Narrative Design
Conditions & Instructions
Branch your narrative with conditions and modify game state with instructions.
Conditions read your variables to make decisions. Instructions write to your variables to change game state. Together, they are how flows interact with your world data – the bridge between narrative and game logic.
Condition nodes
A condition node evaluates rules against your project’s variables and routes the flow to different outputs based on the result.
The Condition Builder is a fully visual interface – no code needed. Double-click a condition node (or click the settings button in its toolbar) to open the builder panel. Each rule follows three steps:
-
Pick a variable – select a sheet and variable (e.g.,
mc.jaime.health) - Choose an operator – the available operators depend on the variable’s type
- Set a value to compare against
Operators by variable type
Different variable types support different comparison operators:
| Variable type | Available operators |
|---|---|
| Number | equals, not equals, greater than, greater than or equal, less than, less than or equal, is not set |
| Text / Rich text | equals, not equals, contains, starts with, ends with, is empty, is not set |
| Boolean | is true, is false, is not set |
| Select | equals, not equals, is not set |
| Multi-select | contains, does not contain, is empty, is not set |
| Date | equals, before, after, is not set |
Logic groups
Combine multiple rules with All (AND) or Any (OR) logic:
“Match all of the rules: Jaime has more than 50 health AND has the key” Both must be true for the condition to pass.
“Match any of the rules: Player is a Mage OR has the spell scroll” Either one is enough.
You can also group rules into blocks for more complex nested logic. Select multiple rules and click Group selected to combine them into a sub-group with its own AND/OR toggle.
Output modes
Condition nodes support two output modes, toggled from the toolbar:
Boolean mode (default)
The condition evaluates to True or False. The node has two output pins, and the flow follows whichever one matches. This is the most common setup for simple yes/no branching.
Switch mode
Each rule (or block of rules) creates its own labeled output pin. The flow follows the first matching output. This is useful for multi-way branching – like checking a character’s class with separate outputs for Warrior, Mage, and Rogue.
In switch mode, each condition block gets a label field that becomes the output pin’s name on the canvas. The toolbar shows a split icon when switch mode is active.
Instruction nodes
Instruction nodes modify variables when the flow passes through them. Double-click a node (or click the settings button) to open the Instruction Builder.

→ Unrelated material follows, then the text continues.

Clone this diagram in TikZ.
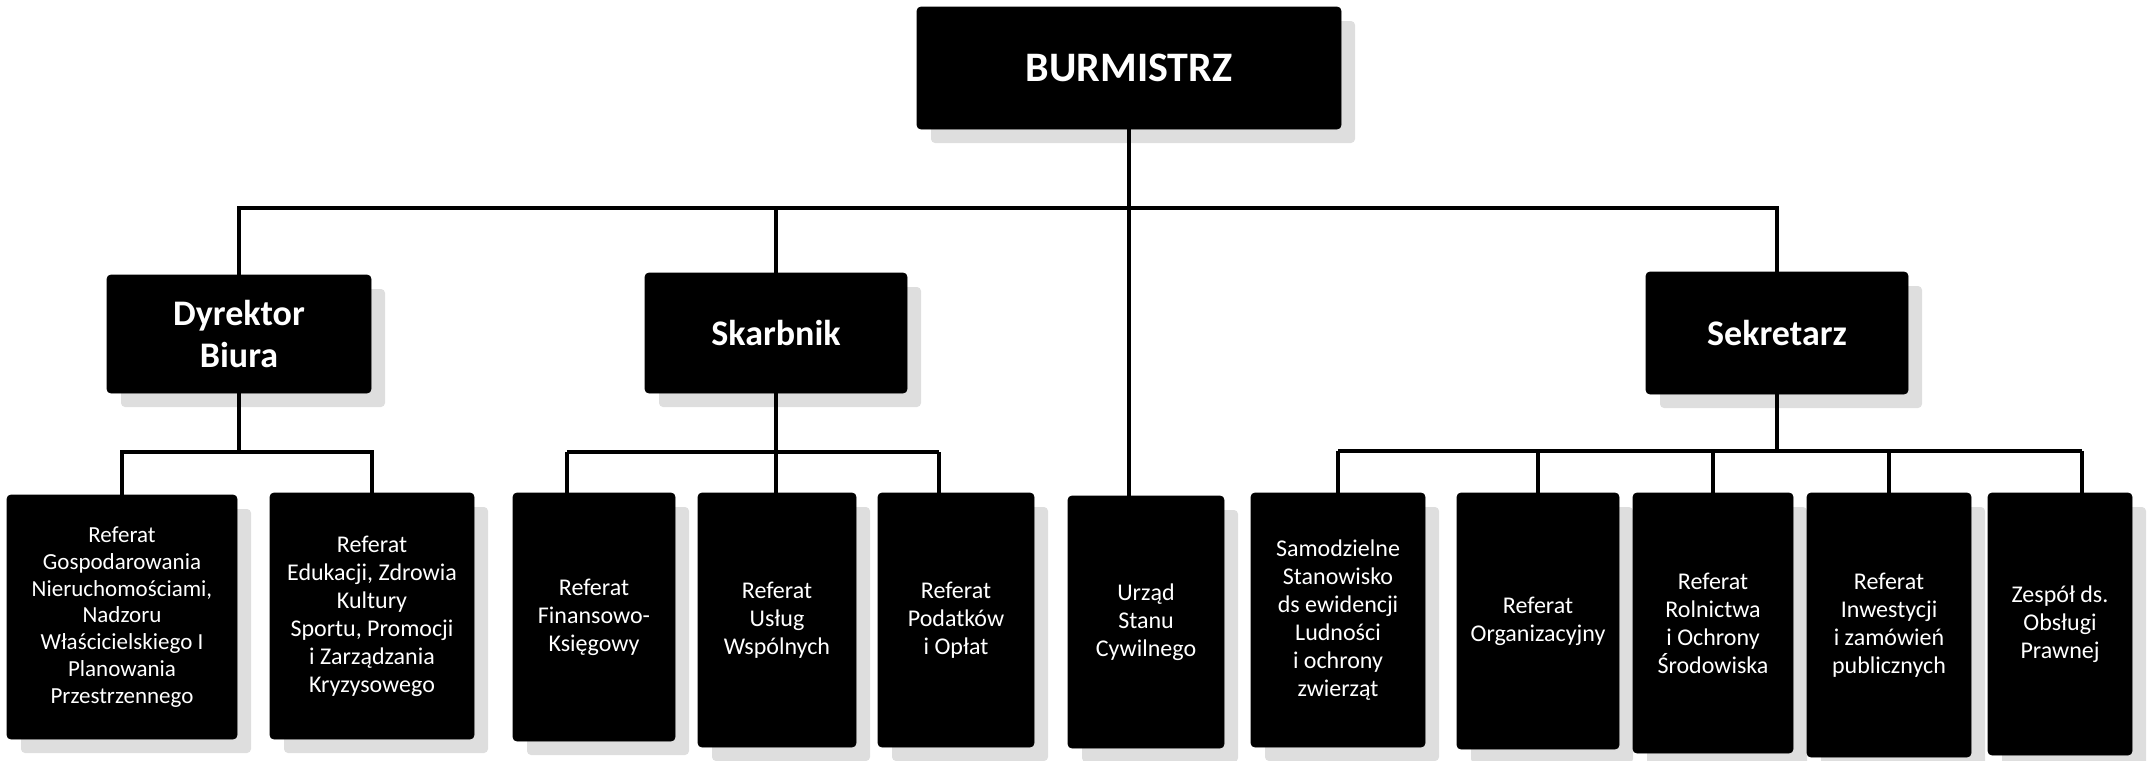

Each instruction is a natural language sentence that reads like a command:
| Operation | Sentence | Effect | Variable types |
|---|---|---|---|
| Set |
Set mc.jaime . health to 75 |
Assigns a value | All types |
| Add |
Add 100 to mc.jaime . gold |
Adds to current value | Number |
| Subtract |
Subtract 25 from mc.jaime . health |
Subtracts from current value | Number |
| Set true |
Set quest.door . unlocked to true |
Sets boolean to true | Boolean |
| Set false |
Set quest.door . unlocked to false |
Sets boolean to false | Boolean |
| Toggle |
Toggle quest.door . unlocked |
Flips boolean value | Boolean |
| Clear |
Clear mc.jaime . notes |
Removes the value | Text, Rich text |
A single instruction node can contain multiple assignments that execute in order. Click Add assignment to create a new row.
Variable references in instructions
By default, instruction values are literal – you type a number or string directly. But you can switch any value slot to a variable reference, which reads the current value of another variable at execution time.
Example: Set
mc.jaime.healthtomc.jaime.max_healthThis copies the value of max_health into health.
Click the toggle icon next to the value input to switch between literal value and variable reference modes.
When to use inline vs. dedicated nodes
Dialogue responses support inline conditions and instructions for simple cases (see the Dialogue Nodes guide). Use dedicated Condition and Instruction nodes when:
- The same condition is checked by multiple paths in the flow
- The logic involves multiple rules with complex AND/OR grouping
- Several variables need to change together as a single logical step
- You want the logic to be visible on the canvas for easier debugging and collaboration
- You need switch mode for multi-way branching
As a rule of thumb: if the logic belongs to a specific response choice, put it inline. If it belongs to the flow structure, use a node.